Wednesday, April 4, 2012



April 4, 2012
   Ooopps!         

            So, this project got off to a rough start. When I woke up yesterday morning I forgot that I was starting it. So the first thing I did was log onto Facebook and my Hulu account, I merrily viewed profiles and Modern Family until it was time for class. Ooopps! I got to class and the projects were mentioned and I realized that I had messed up, but I resolved to be perfect for the rest of the day. Well, I did okay for the few hours I was in classes, then it was time for breakfast, and out of habit I threw a couple sausages on my plate. Ooopps! Fortunately I remembered that I was trying to be a vegetarian during the day after the first few bites. My biggest failure of the day though, was the use of my Facebook; I have been using it to communicate because my replacement phone has still not arrived. Ooopps! I tried to only use the messaging part in an attempt to honor my own rule. I am a little conflicted with this because I know that I do need to communicate with my family and with people I plan to hang out with, but then I know that I said no social media… I am hoping that my new phone gets here soon, so that this is not a problem.
            I did fairly well in all other aspects of my project, I walked to Tenlelytown instead of taking the shuttle, with my friends while they bought food, and it was hard to not join in on the spending spree… I had to wait till we got back to campus to eat dinner.
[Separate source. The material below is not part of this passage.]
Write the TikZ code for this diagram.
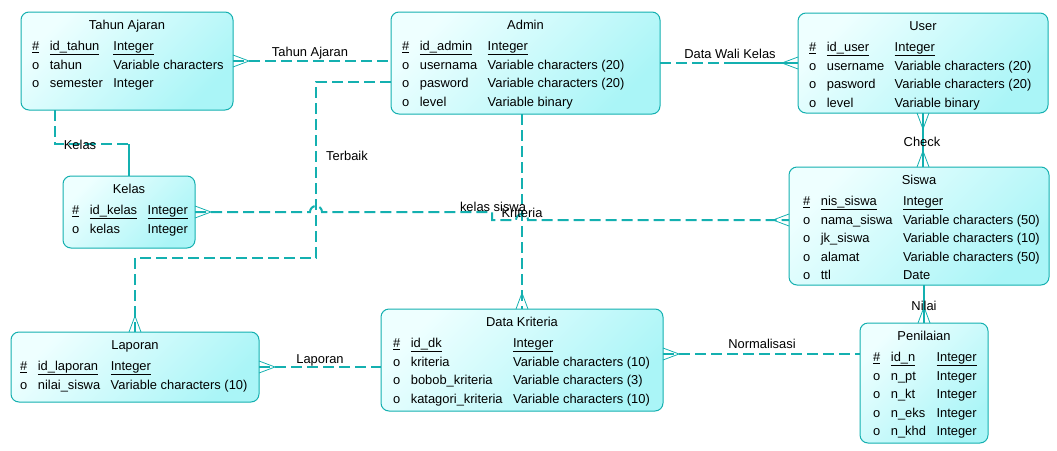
\documentclass[tikz,border=0pt]{standalone}
\usepackage{fontspec}
\setmainfont{Liberation Sans}
\usepackage{xcolor}
\usepackage{tikz}
\usetikzlibrary{calc}
\definecolor{erline}{RGB}{20,176,176}
\definecolor{erlight}{RGB}{238,255,255}
\definecolor{erdark}{RGB}{170,245,247}
\newcommand{\erfont}{\fontsize{12.9}{18.6}\selectfont}
\newcommand{\pkrow}[2]{\underline{\#} & \underline{#1} & \underline{#2}\\}
\newcommand{\atrow}[2]{o & #1 & #2\\}
% name, x, y, width, height, pad, title, rows
\newcommand{\entity}[8]{%
  \node[entbox, minimum width=#4pt, minimum height=#5pt] (#1) at (#2,#3) {};
  \node[enttitle] (#1-title) at ([yshift=-17.5pt]#1.north) {#7};
  \node[entattr] (#1-attr) at ([xshift=#6pt, yshift=-38.5pt]#1.north west)
    {\begin{tabular}[t]{@{}l@{\hspace{10.5pt}}l@{\hspace{10.5pt}}l@{}}#8\end{tabular}};
}
\tikzset{crow/.pic={\draw[erline, line width=0.8pt] (0pt,6pt) -- (16pt,0pt) -- (0pt,-6pt);}}

\begin{document}
\begin{tikzpicture}[x=1pt, y=-1pt,
    rel/.style={draw=erline, line width=2pt, dash pattern=on 11pt off 5pt},
    relsolid/.style={draw=erline, line width=2pt},
    entbox/.style={draw=erline, line width=1pt, outer sep=0, rounded corners=8pt, anchor=north west,
      top color=erlight, bottom color=erdark, shading angle=45},
    enttitle/.style={anchor=base, inner sep=0, font=\erfont},
    entattr/.style={anchor=base west, inner sep=0, font=\erfont},
    lbl/.style={anchor=base, inner sep=0, font=\erfont}]
  \useasboundingbox (0,0) rectangle (1057,450);

  % Entities
	\entity{tahun}{21}{12}{212}{98}{11}{Tahun Ajaran}{\pkrow{id\_tahun}{Integer}\atrow{tahun}{Variable characters}\atrow{semester}{Integer}}
	\entity{admin}{391}{12}{269}{102}{11}{Admin}{\pkrow{id\_admin}{Integer}\atrow{usernama}{Variable characters (20)}\atrow{pasword}{Variable characters (20)}\atrow{level}{Variable binary}}
	\entity{user}{798}{13}{250}{100}{11}{User}{\pkrow{id\_user}{Integer}\atrow{username}{Variable characters (20)}\atrow{pasword}{Variable characters (20)}\atrow{level}{Variable binary}}
	\entity{kelas}{63}{176}{132}{72}{9}{Kelas}{\pkrow{id\_kelas}{Integer}\atrow{kelas}{Integer}}
	\entity{siswa}{789}{167}{260}{118}{14}{Siswa}{\pkrow{nis\_siswa}{Integer}\atrow{nama\_siswa}{Variable characters (50)}\atrow{jk\_siswa}{Variable characters (10)}\atrow{alamat}{Variable characters (50)}\atrow{ttl}{Date}}
	\entity{laporan}{11}{332}{248}{70}{9}{Laporan}{\pkrow{id\_laporan}{Integer}\atrow{nilai\_siswa}{Variable characters (10)}}
	\entity{dk}{381}{309}{282}{102}{12}{Data Kriteria}{\pkrow{id\_dk}{Integer}\atrow{kriteria}{Variable characters (10)}\atrow{bobob\_kriteria}{Variable characters (3)}\atrow{katagori\_kriteria}{Variable characters (10)}}
	\entity{penilaian}{860}{323}{128}{120}{13}{Penilaian}{\pkrow{id\_n}{Integer}\atrow{n\_pt}{Integer}\atrow{n\_kt}{Integer}\atrow{n\_eks}{Integer}\atrow{n\_khd}{Integer}}

  % Relationships
	\coordinate (wali) at ($(admin.east)!0.5!(admin.east -| user.west)$);
	\coordinate (norm) at ([yshift=6pt]dk.east);
	\coordinate (kbend) at (kelas.north |- 0,144);
	\draw[rel] (tahun.east) -- (tahun.east -| admin.west);
	\draw[rel] (admin.east) -- (wali);
	\draw[relsolid] (wali) -- (admin.east -| user.west);
	\draw[relsolid] (user.south) -- (user.south |- siswa.north);
	\draw[relsolid] (penilaian.north |- siswa.south) -- (penilaian.north);
	\draw[rel] (dk.north |- admin.south) -- (dk.north);
	\draw[rel] (norm) -- (norm -| penilaian.west);
	\draw[rel] (laporan.east) -- (laporan.east -| dk.west);
	\draw[rel] (admin.west |- 0,82) -| (316,258) -| (laporan.north);
	\draw[rel] (tahun.south -| 55,0) |- (kbend);
	\draw[relsolid] (kbend) -- (kelas.north);
	\draw[rel] (kelas.east) -- (310,212) arc[start angle=180, end angle=0, radius=6pt]
	  -- (492,212) -- (492,220) -- (516,220) arc[start angle=180, end angle=0, radius=6pt]
	  -- (siswa.west |- 0,220);

  % Crow's feet
	\pic at (tahun.east) {crow};
	\pic[rotate=180] at (admin.east -| user.west) {crow};
	\pic at (kelas.east) {crow};
	\pic[rotate=180] at (siswa.west |- 0,220) {crow};
	\pic[rotate=90] at (laporan.north) {crow};
	\pic[rotate=90] at (dk.north) {crow};
	\pic[rotate=-90] at (user.south) {crow};
	\pic[rotate=90] at (user.south |- siswa.north) {crow};
	\pic[rotate=90] at (penilaian.north) {crow};
	\pic at (norm) {crow};
	\pic at (laporan.east) {crow};

  % Labels
	\node[lbl] (lTahun) at (310,56.5) {Tahun Ajaran};
	\node[lbl] (lWali) at (730,58) {Data Wali Kelas};
	\node[lbl] (lTerbaik) at (347,160) {Terbaik};
	\node[lbl] (lKelas) at (80,149) {Kelas};
	\node[lbl] (lCheck) at (922,146) {Check};
	\node[lbl] (lKelasSiswa) at (493,211.5) {kelas siswa};
	\node[lbl] (lKriteria) at (522,217) {Kriteria};
	\node[lbl] (lNilai) at (924,310.5) {Nilai};
	\node[lbl] (lNormal) at (762,348) {Normalisasi};
	\node[lbl] (lLaporan) at (320,363) {Laporan};
\end{tikzpicture}
\end{document}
I enjoyed my time for myself a lot though yesterday! I went for a long run, which was great, it gave me time to think about this project and reflect on how the changes were difficult but slightly refreshing. It is like a test of my will a lot of the time, whether or not I can say “no” to things I don't really need but really, really want. It’s kind of like a game with myself.  I also really enjoyed writing a letter to my grandparents; it was much more personal then e-mail. I know that they will appreciate the time I put into it. In attempt to use my computer less, I read the New York Times paper instead of reading online, and I think I may just switch to that, there was something very cool about just sitting down a disappearing into a big paper without distraction like YouTube or Facebook.

            Although this project got off to a rough start, I think that I am going to learn something about my own preferences this week even as I battle my own greedy wants. I am feeling slightly more optimistic about this project, I know there will be some struggles with myself and situations I am in, but then I also know that I am going to have fun doing things in place of my usual habits.